Sur la seconde question préjudicielle, la CJUE considère que pour déterminer si la finalité professionnelle est si limitée qu’elle n’est pas prédominante, « la juridiction de renvoi est tenue de prendre en considération toutes les circonstances pertinentes entourant ce contrat, tant quantitatives que qualitatives ». La cour recommande une approche globale, tenant compte de l’ensemble des éléments d’espèce (termes du contrat, nature du bien ou du service objet du contrat, finalité).
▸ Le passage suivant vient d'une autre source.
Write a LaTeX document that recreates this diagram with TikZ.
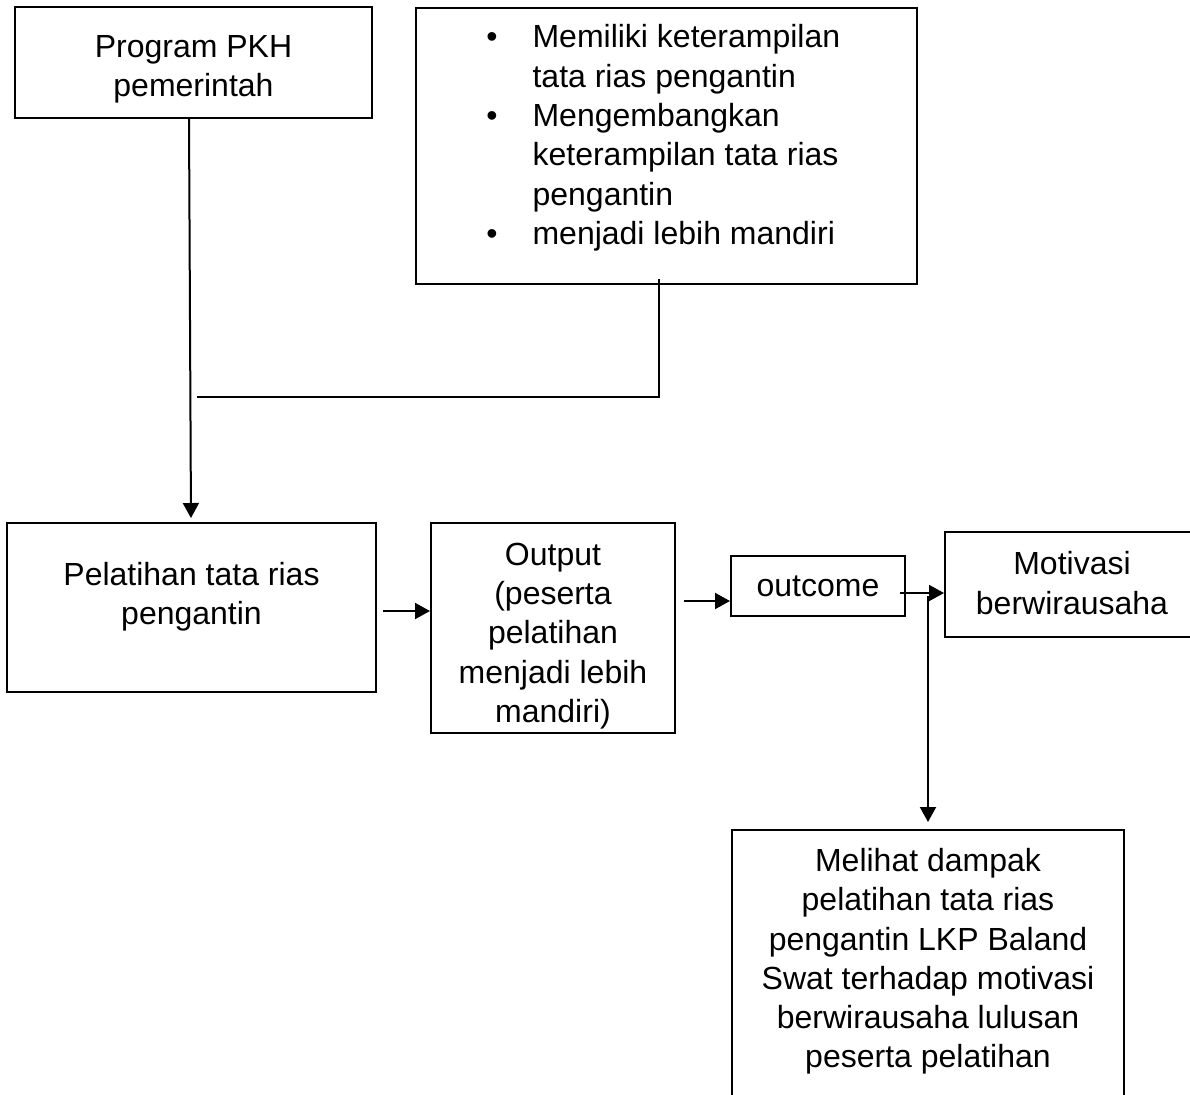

Elle établit plusieurs critères, ni exhaustifs ni exclusifs : d’un côté, un critère quantitatif, celui de la répartition du capital emprunté entre l’activité professionnelle et extraprofessionnelle, et d’un autre côté, des critères non quantitatifs : le fait qu’un seul parmi les emprunteurs poursuit une finalité professionnelle, ou le fait que le prêteur ait subordonné le crédit à une affectation partielle du montant au remboursement de dettes professionnelles.

Par ailleurs, le requérant demandait de limiter dans le temps les effets de la présente décision, mais la CJUE refuse, rappelant que cela n’est possible qu’en cas de réunion de deux critères – la bonne foi des milieux intéressés et le risque de troubles graves – non caractérisés en l’espèce.